4 Replies Latest reply on Apr 4, 2002 3:18 PM by 807554

    Possible loss of precision and santiy

    807554
      I'm having a bit of a problem dealing with bitwise operators and the compiler complaining of
      possible losses of precision (although I know there won't be). So I constructed some "do or die" code ;

      public class byteWise {
           public static void main(String[] args) {
                byte a=1;
                byte b=64;
                byte c= a & b;
           }
      }

      and javac produced this reply:

      D:\Java\byteWise.java:5: possible loss of precision
      found : int
      required: byte
                byte c= a & b;
      ^
      1 error

      What does it mean, "found int, expected byte" ? There's no int in the entire source code.

      Please help!
        • 1. Re: Possible loss of precision and santiy
          807554
          when you have two bytes on the right side of the assignment operator, they are first promoted to int values before being added. So, to assign them to a byte, you have to explicitly cast them as a byte value. like this.
          byte a = 1;
          byte b = 2;
          byte c = (byte)(a + b);
          • 2. Re: Possible loss of precision and santiy
            807554
            Possible loss of precision only denotes that a specific mathematical operation you are performing provides a value that of a data type different than that you are storing it into. It is simply type checking that is performed by the compiler. If you want to bypass this, then you need to do an explitic cast of the data type to the type that you are assigning the value.

            Example:

            double bob = 5.5;
            int jack = 3;

            int sue = bob + jack; //Possible loss of precision.
            int sue = (int)(bob + jack) //This tells the compiler I know what I am doing.
            • 3. Re: Possible loss of precision and santiy
              807554
              Possible loss of precision only denotes that a specific mathematical operation you are performing provides a value that of a data type different than that you are storing it into.
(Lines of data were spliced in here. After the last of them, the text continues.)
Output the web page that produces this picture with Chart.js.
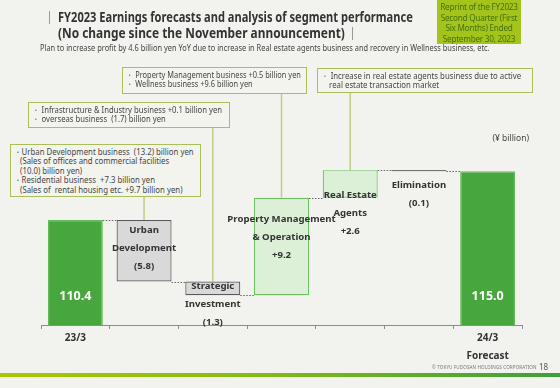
<!DOCTYPE html>
<html>
<head>
<meta charset="utf-8">
<script src="https://cdn.jsdelivr.net/npm/chart.js@4.4.0/dist/chart.umd.min.js"></script>
<style>
  html, body { margin: 0; padding: 0; background: #f2f2ee; }
  #wrap { position: relative; width: 560px; height: 388px; overflow: hidden; font-family: "Noto Sans", sans-serif; color: #333; }
  #chart { position: absolute; left: 0; top: 0; }
  .abs { position: absolute; white-space: nowrap; }
  .title { font-weight: bold; font-size: 13.5px; line-height: 16px; color: #333; transform-origin: left center; }
  .bar { position: absolute; width: 1px; height: 13px; background: #999; }
  .sub { font-size: 9px; line-height: 11px; color: #444; transform-origin: left center; }
  .reprint { left: 437px; top: 0; width: 84px; height: 44px; background: #a5c41b; }
  .reprint div { position: absolute; left: 0; width: 84px; text-align: center; font-size: 8.2px; line-height: 9px; color: #44720c; letter-spacing: -0.25px; }
  .note { position: absolute; border: 1.5px solid #a9bf5a; background: #f4f4ef; box-sizing: border-box; }
  .note .in { position: absolute; left: 3px; top: 2px; font-size: 8.2px; line-height: 9.4px; color: #444; white-space: nowrap; transform-origin: left top; }
  .unit { right: 31px; top: 132px; font-size: 8.5px; color: #444; }
  .foot { position: absolute; left: 0; top: 373px; width: 560px; height: 4px; background: linear-gradient(to right, #aac800, #86bb16 45%, #3f9f3a); }
  .copy { left: 432px; top: 364px; font-size: 4.6px; color: #777; letter-spacing: 0.1px; }
  .page { left: 539px; top: 361px; font-size: 8px; color: #555; }
</style>
</head>
<body>
<div id="wrap">
  <canvas id="chart" width="560" height="388"></canvas>

  <div class="bar" style="left:49px; top:11px;"></div>
  <div class="abs title" data-fit="355" style="left:58px; top:9px;">FY2023 Earnings forecasts and analysis of segment performance</div>
  <div class="abs title" data-fit="287" style="left:58px; top:25px;">(No change since the November announcement)</div>
  <div class="bar" style="left:352px; top:27px;"></div>
  <div class="abs sub" data-fit="450" style="left:40px; top:42px;">Plan to increase profit by 4.6 billion yen YoY due to increase in Real estate agents business and recovery in Wellness business, etc.</div>

  <div class="abs reprint">
    <div style="top:2px;">Reprint of the FY2023</div>
    <div style="top:12.5px;">Second Quarter (First</div>
    <div style="top:23px;">Six Months) Ended</div>
    <div style="top:33.5px;">September 30, 2023</div>
  </div>

  <div class="note" style="left:10px; top:144px; width:191px; height:53px;">
    <div class="in" data-fit="180">・Urban Development business&nbsp; (13.2) billion yen<br>&nbsp;&nbsp;&nbsp;(Sales of offices and commercial facilities<br>&nbsp;&nbsp;&nbsp;(10.0) billion yen)<br>・Residential business&nbsp; +7.3 billion yen<br>&nbsp;&nbsp;&nbsp;(Sales of&nbsp; rental housing etc. +9.7 billion yen)</div>
  </div>
  <div class="note" style="left:28px; top:102px; width:202px; height:26px;">
    <div class="in" data-fit="190">・ Infrastructure &amp; Industry business +0.1 billion yen<br>・ overseas business&nbsp; (1.7) billion yen</div>
  </div>
  <div class="note" style="left:122px; top:67px; width:185px; height:27px;">
    <div class="in" data-fit="175">・ Property Management business +0.5 billion yen<br>・ Wellness business +9.6 billion yen</div>
  </div>
  <div class="note" style="left:317px; top:68px; width:216px; height:25px;">
    <div class="in" data-fit="200">・ Increase in real estate agents business due to active<br>&nbsp;&nbsp;&nbsp;&nbsp;real estate transaction market</div>
  </div>

  <div class="abs unit">(¥ billion)</div>

  <div class="foot"></div>
  <div class="abs copy">© TOKYU FUDOSAN HOLDINGS CORPORATION</div>
  <div class="abs page">18</div>
</div>

<script>
// データ（単位：十億円）
const categories = ['23/3', 'Urban Development', 'Strategic Investment', 'Property Management & Operation', 'Real Estate Agents', 'Elimination', '24/3 Forecast'];
const tickLabels = ['23/3', '', '', '', '', '', ['24/3', 'Forecast']];
const changes = [110.4, -5.8, -1.3, 9.2, 2.6, -0.1, 115.0];
const kinds = ['total', 'down', 'down', 'up', 'up', 'elim', 'total'];
const barLabels = [
  ['110.4'],
  ['Urban', 'Development', '(5.8)'],
  ['Strategic', 'Investment', '(1.3)'],
  ['Property Management', '& Operation', '+9.2'],
  ['Real Estate', 'Agents', '+2.6'],
  ['Elimination', '(0.1)'],
  ['115.0']
];

// 表示用の位置・スタイル
const labelOffset = [null, 10, 5, 22, 25, 15, null];
const noteLineTop = [null, 196, 127, 93, 92, null, null];
const fills = { total: '#48a63e', down: '#d9d9d9', up: '#dcf0d8', elim: '#111111' };
const borders = { total: '#66bb5c', down: '#5a5a5a', up: '#6cc060', elim: '#111111' };

// 積み上げ（ウォーターフォール）の範囲を作る
let running = 0;
const ranges = changes.map((c, i) => {
  if (kinds[i] === 'total') { running = c; return [0, c]; }
  const r = [running, running + c];
  running += c;
  return r;
});

/**
 * 注記の引き出し線・コネクタ・ラベル
 */
const waterfallDecor = {
  id: 'waterfallDecor',
  beforeDatasetsDraw(chart) {
    const ctx = chart.ctx;
    const meta = chart.getDatasetMeta(0);
    ctx.save();
    ctx.strokeStyle = '#c2cc86';
    ctx.lineWidth = 1.5;
    meta.data.forEach((bar, i) => {
      if (noteLineTop[i] == null) return;
      const top = Math.min(bar.y, bar.base);
      ctx.beginPath();
      ctx.moveTo(bar.x, noteLineTop[i]);
      ctx.lineTo(bar.x, top);
      ctx.stroke();
    });
    ctx.restore();
  },
  afterDatasetsDraw(chart) {
    const { ctx, chartArea } = chart;
    const yScale = chart.scales.y;
    const meta = chart.getDatasetMeta(0);

    // コネクタ（点線）
    ctx.save();
    ctx.strokeStyle = '#666';
    ctx.lineWidth = 1;
    ctx.setLineDash([1.5, 1.5]);
    for (let i = 0; i < meta.data.length - 1; i++) {
      const a = meta.data[i], b = meta.data[i + 1];
      const py = Math.round(yScale.getPixelForValue(ranges[i][1])) + 0.5;
      ctx.beginPath();
      ctx.moveTo(a.x + a.width / 2, py);
      ctx.lineTo(b.x - b.width / 2, py);
      ctx.stroke();
    }
    ctx.restore();

    // ラベル
    ctx.save();
    ctx.textAlign = 'center';
    ctx.textBaseline = 'middle';
    meta.data.forEach((bar, i) => {
      const lines = barLabels[i];
      if (kinds[i] === 'total') {
        ctx.font = 'bold 12.5px "Noto Sans", sans-serif';
        ctx.fillStyle = '#ffffff';
        ctx.fillText(lines[0], bar.x, chartArea.bottom - 29);
        return;
      }
      const top = Math.min(bar.y, bar.base);
      ctx.font = 'bold 9.6px "Noto Sans", sans-serif';
      ctx.fillStyle = '#333';
      lines.forEach((t, k) => ctx.fillText(t, bar.x, top + labelOffset[i] + k * 18));
    });
    ctx.restore();
  }
};

Chart.defaults.font.family = '"Noto Sans", sans-serif';

new Chart(document.getElementById('chart'), {
  type: 'bar',
  data: {
    labels: categories,
    datasets: [{
      data: ranges,
      backgroundColor: kinds.map(k => fills[k]),
      borderColor: kinds.map(k => borders[k]),
      borderWidth: kinds.map(k => k === 'elim' ? 1 : 1.2),
      borderSkipped: false,
      barPercentage: 0.8,
      categoryPercentage: 1.0
    }]
  },
  options: {
    responsive: false,
    animation: false,
    layout: { padding: { left: 41, right: 38, top: 150, bottom: 23 } },
    plugins: { legend: { display: false }, tooltip: { enabled: false } },
    scales: {
      x: {
        grid: { display: true, drawOnChartArea: false, drawTicks: true, tickLength: 4, offset: true, color: '#8c8c8c' },
        border: { display: true, color: '#8c8c8c', width: 1 },
        ticks: {
          padding: 0,
          maxRotation: 0,
          autoSkip: false,
          color: '#333',
          font: { size: 10, weight: 'bold', lineHeight: 1.8 },
          callback: (v, i) => tickLabels[i]
        }
      },
      y: { display: false, min: 100.5, max: 117 }
    }
  },
  plugins: [waterfallDecor]
});

// 横幅合わせ
document.querySelectorAll('[data-fit]').forEach(el => {
  const target = parseFloat(el.dataset.fit);
  const w = el.scrollWidth;
  if (w > 0) el.style.transform = `scaleX(${target / w})`;
});
</script>
</body>
</html>
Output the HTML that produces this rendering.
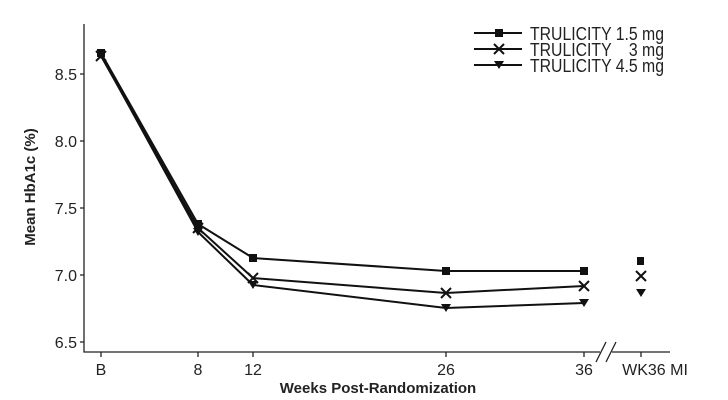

It is simply type checking that is performed by the compiler. If you want to bypass this, then you need to do an explitic cast of the data type to the type that you are assigning the value.

              Example:

              double bob = 5.5;
              int jack = 3;

              int sue = bob + jack; //Possible loss of precision.
              int sue = (int)(bob + jack) //This tells the compiler I know what I am doing.

              -Jason Thomas
              • 4. Re: Possible loss of precision and santiy
                807554
                Sorted, thanks muchly!